Are Processes Slowing Your Company Down? Try These 8 Simplifying Tips
About Lisa Bodell – Global Leader on Culture Change Focused on Simplification and Innovation and Best-Selling Author of Kill the Company & Why Simple Wins:
Lisa Bodell is a global leader on behavior change, whose skill-building firm has transformed hundreds of thousands of employees from Fortune 500 companies by showing them how to eliminate the complexity that holds them back and get to the work that matters.
Prohibiting left turns may seem like a strange way to simplify, but this single decision has hugely impacted UPS. As a result of its drivers avoiding left turns, the company saves 10 million gallons of gas annually, delivers 350,000 more packages every year, and it reduced its average time per delivery.

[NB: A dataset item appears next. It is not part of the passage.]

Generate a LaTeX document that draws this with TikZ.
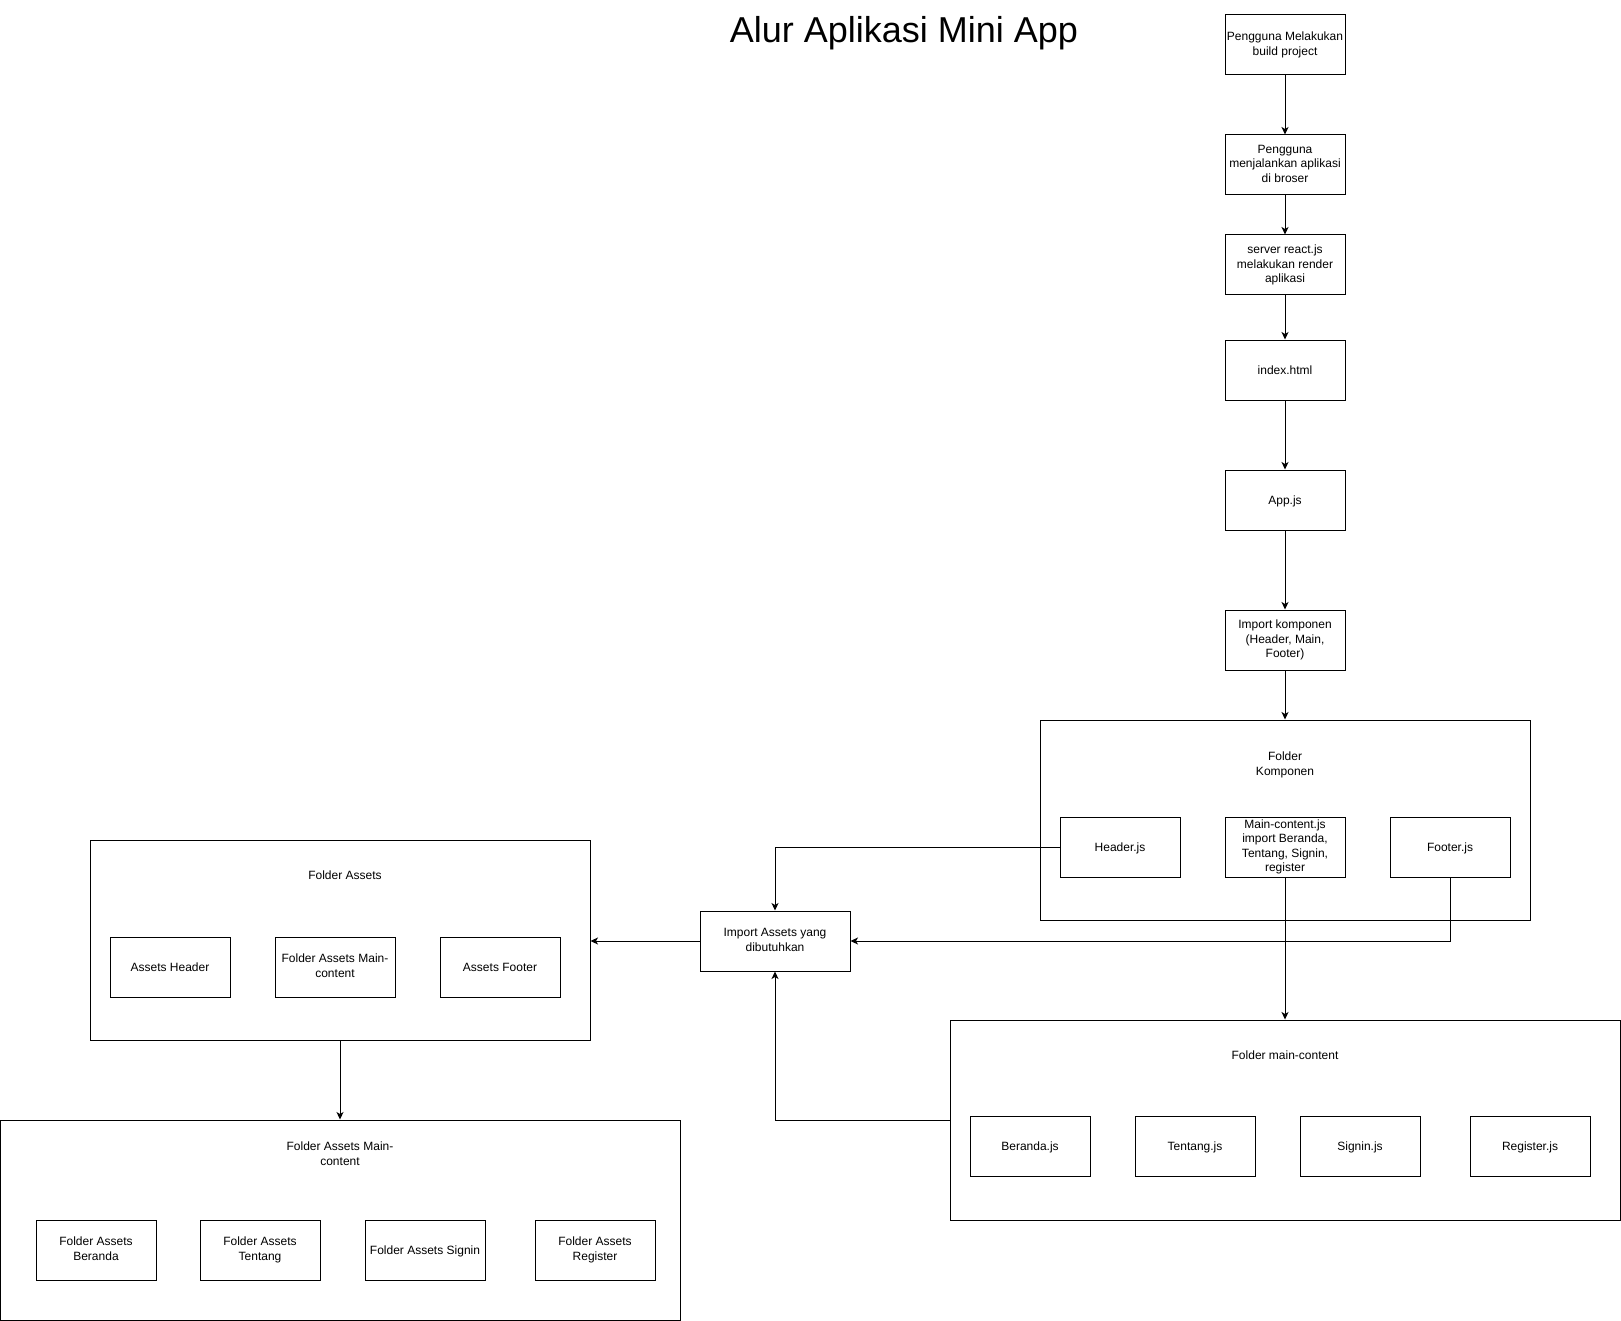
\documentclass[tikz,border=0pt]{standalone}
\usepackage{fontspec}
\setmainfont{Liberation Sans}
\usetikzlibrary{arrows.meta}
\newcommand\bstrut{\rule[-2.4pt]{0pt}{14.4pt}}
\begin{document}
\begin{tikzpicture}[x=1pt,y=-1pt,line width=1pt,
  box/.style={draw, minimum width=120pt, minimum height=60pt, inner sep=0pt, align=center, font=\fontsize{12}{14.4}\selectfont,
    execute at begin node=\bstrut, execute at end node=\bstrut},
  container/.style={draw, inner sep=0pt},
  lbl/.style={align=center, inner sep=0pt, font=\fontsize{12}{14.4}\selectfont,
    execute at begin node=\bstrut, execute at end node=\bstrut},
  arr/.style={-{Stealth[length=7.5pt,width=7pt,inset=2pt]}}
]
\useasboundingbox (0,0) rectangle (1621,1321);
\node[font=\fontsize{36}{43}\selectfont, anchor=base, inner sep=0pt] (title) at (904,43) {Alur Aplikasi Mini App};

% main vertical flow
\node[box] (b1) at (1285,45) {Pengguna Melakukan\\build project};
\node[box] (b2) at (1285,165) {Pengguna\\menjalankan aplikasi\\di broser};
\node[box] (b3) at (1285,265) {server react.js\\melakukan render\\aplikasi};
\node[box] (b4) at (1285,370) {index.html};
\node[box] (b5) at (1285,500) {App.js};
\node[box] (b6) at (1285,640) {Import komponen\\(Header, Main,\\Footer)};

% Folder Komponen
\node[container, minimum width=490pt, minimum height=200pt] (fk) at (1285,820) {};
\node[lbl] (lk) at (1285,765) {Folder\\Komponen};
\node[box] (hj) at (1120,847) {Header.js};
\node[box] (mj) at (1285,847) {Main-content.js\\import Beranda,\\Tentang, Signin,\\register};
\node[box] (fj) at (1450,847) {Footer.js};

% Import Assets
\node[box, minimum width=150pt] (imp) at (775,941) {Import Assets yang\\dibutuhkan};

% Folder Assets
\node[container, minimum width=500pt, minimum height=200pt] (fa) at (340,940) {};
\node[lbl] (la) at (345,875) {Folder Assets};
\node[box] (ah) at (170,967) {Assets Header};
\node[box] (am) at (335,967) {Folder Assets Main-\\content};
\node[box] (af) at (500,967) {Assets Footer};

% Folder Assets Main-content
\node[container, minimum width=679.5pt, minimum height=200pt] (fam) at (340.25,1220) {};
\node[lbl] (lam) at (340,1155) {Folder Assets Main-\\content};
\node[box] (fab) at (96,1250) {Folder Assets\\Beranda};
\node[box] (fat) at (260,1250) {Folder Assets\\Tentang};
\node[box] (fas) at (425,1250) {Folder Assets Signin};
\node[box] (far) at (595,1250) {Folder Assets\\Register};

% Folder main-content
\node[container, minimum width=670pt, minimum height=200pt] (fm) at (1285,1120) {};
\node[lbl] (lm) at (1285,1055) {Folder main-content};
\node[box] (bj) at (1030,1146) {Beranda.js};
\node[box] (tj) at (1195,1146) {Tentang.js};
\node[box] (sj) at (1360,1146) {Signin.js};
\node[box] (rj) at (1530,1146) {Register.js};

% connectors
\draw[arr] (b1) -- (b2);
\draw[arr] (b2) -- (b3);
\draw[arr] (b3) -- (b4);
\draw[arr] (b4) -- (b5);
\draw[arr] (b5) -- (b6);
\draw[arr] (b6) -- (fk);
\draw[arr] (hj.west) -| (imp.north);
\draw[arr] (fj.south) |- (imp.east);
\draw[arr] (mj.south) -- (fm.north);
\draw[arr] (imp.west) -- (imp.west -| fa.east);
\draw[arr] (fa.south) -- (fa.south |- fam.north);
\draw[arr] (fm.west) -| (imp.south);
\end{tikzpicture}
\end{document}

To improve processes in your own organization, try to find your own version of UPS’ No-More-Left-Turns. Consider the following eight tactics and choose one to try one this week:
- Shorten employee onboarding. Kill long-winded orientations by offering on-demand learning during an employee’s tenure. Focus their orientation on just the basics and schedule a Q&A meeting two to four weeks after their start date, when employees have a better grasp on their responsibilities.
- Hold Bureaucracy Buster sessions. During these sessions at Google, employees are empowered to identify and remove barriers to their own productivity and efficiency. At your company, propose a Bureaucracy Buster to leadership or offer to host the session yourself.
- Replace a main process with its workaround. If a team member creates a workaround that speeds up a certain process, make a case for establishing it as the new protocol.
- Make expense reports less annoying. To reduce the time people spend assembling their expense reports, stop demanding receipts for low-cost items under a certain amount.
- Ask “who will miss this?” Before simplifying a process or procedure, break it down into steps and identify who benefits from the information. If the answer is consistently “no one,” or “it’s just a nice thing to have,” just eliminate the process altogether.